• **GIVEN PROBLEM**
Exactly the lines from the start of the data below through the line that contains "57, bottom: 357" are to be copied, with pictures left out.

>> BEGIN SUPPLIED INFORMATION

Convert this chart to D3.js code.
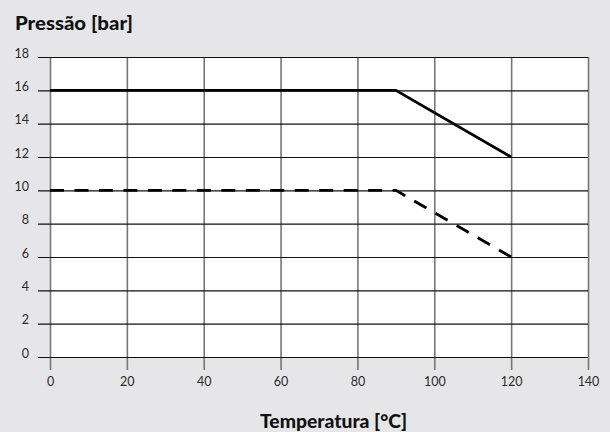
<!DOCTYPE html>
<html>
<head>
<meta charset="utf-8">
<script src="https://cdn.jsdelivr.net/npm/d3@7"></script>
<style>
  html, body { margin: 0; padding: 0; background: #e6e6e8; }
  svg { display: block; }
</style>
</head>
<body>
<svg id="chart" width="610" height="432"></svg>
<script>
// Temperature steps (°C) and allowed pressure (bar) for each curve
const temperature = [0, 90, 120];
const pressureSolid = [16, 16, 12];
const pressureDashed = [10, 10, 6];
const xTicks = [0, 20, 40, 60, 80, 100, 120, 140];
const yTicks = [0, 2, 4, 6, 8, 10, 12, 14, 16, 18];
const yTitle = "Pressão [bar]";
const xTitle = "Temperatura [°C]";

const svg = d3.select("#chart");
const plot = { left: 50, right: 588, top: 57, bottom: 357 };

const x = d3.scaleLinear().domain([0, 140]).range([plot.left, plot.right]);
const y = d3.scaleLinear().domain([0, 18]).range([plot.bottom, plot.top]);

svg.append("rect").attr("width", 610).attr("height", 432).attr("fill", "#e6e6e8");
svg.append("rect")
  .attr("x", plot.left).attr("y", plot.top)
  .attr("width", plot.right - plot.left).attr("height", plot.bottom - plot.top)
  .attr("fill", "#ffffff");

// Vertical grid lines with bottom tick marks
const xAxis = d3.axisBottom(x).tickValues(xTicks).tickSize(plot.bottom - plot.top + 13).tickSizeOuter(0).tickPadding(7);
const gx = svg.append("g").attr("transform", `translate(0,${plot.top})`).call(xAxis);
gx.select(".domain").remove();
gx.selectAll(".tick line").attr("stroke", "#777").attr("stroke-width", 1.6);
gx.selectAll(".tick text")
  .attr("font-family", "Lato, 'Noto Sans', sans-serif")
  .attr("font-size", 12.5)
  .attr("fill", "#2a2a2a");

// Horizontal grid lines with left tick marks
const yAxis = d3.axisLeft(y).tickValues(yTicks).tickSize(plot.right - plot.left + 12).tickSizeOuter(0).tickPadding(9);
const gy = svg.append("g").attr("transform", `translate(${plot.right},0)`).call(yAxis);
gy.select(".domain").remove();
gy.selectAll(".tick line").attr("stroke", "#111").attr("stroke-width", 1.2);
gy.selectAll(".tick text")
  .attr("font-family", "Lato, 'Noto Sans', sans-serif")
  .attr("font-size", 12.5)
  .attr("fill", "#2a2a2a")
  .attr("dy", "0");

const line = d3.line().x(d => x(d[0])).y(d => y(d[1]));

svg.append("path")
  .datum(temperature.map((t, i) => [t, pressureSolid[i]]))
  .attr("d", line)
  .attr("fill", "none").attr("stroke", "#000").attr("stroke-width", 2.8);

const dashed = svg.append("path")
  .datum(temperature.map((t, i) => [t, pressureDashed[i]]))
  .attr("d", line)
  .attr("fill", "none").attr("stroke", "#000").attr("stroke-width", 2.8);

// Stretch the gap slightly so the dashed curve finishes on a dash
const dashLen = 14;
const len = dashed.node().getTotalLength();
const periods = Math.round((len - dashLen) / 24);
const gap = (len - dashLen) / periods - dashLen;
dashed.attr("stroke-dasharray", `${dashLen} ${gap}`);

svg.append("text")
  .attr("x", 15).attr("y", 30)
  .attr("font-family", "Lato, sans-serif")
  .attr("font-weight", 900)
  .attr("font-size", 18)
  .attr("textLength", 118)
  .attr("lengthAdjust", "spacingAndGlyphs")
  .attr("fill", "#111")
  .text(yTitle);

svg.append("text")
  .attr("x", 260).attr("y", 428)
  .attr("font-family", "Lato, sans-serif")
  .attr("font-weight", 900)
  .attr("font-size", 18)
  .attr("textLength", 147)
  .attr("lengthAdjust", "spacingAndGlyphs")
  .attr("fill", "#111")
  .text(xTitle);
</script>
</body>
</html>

>> END SUPPLIED INFORMATION

• **TASK ANSWER**
Convert this chart to D3.js code.
<!DOCTYPE html>
<html>
<head>
<meta charset="utf-8">
<script src="https://cdn.jsdelivr.net/npm/d3@7"></script>
<style>
  html, body { margin: 0; padding: 0; background: #e6e6e8; }
  svg { display: block; }
</style>
</head>
<body>
<svg id="chart" width="610" height="432"></svg>
<script>
// Temperature steps (°C) and allowed pressure (bar) for each curve
const temperature = [0, 90, 120];
const pressureSolid = [16, 16, 12];
const pressureDashed = [10, 10, 6];
const xTicks = [0, 20, 40, 60, 80, 100, 120, 140];
const yTicks = [0, 2, 4, 6, 8, 10, 12, 14, 16, 18];
const yTitle = "Pressão [bar]";
const xTitle = "Temperatura [°C]";

const svg = d3.select("#chart");
const plot = { left: 50, right: 588, top: 57, bottom: 357 };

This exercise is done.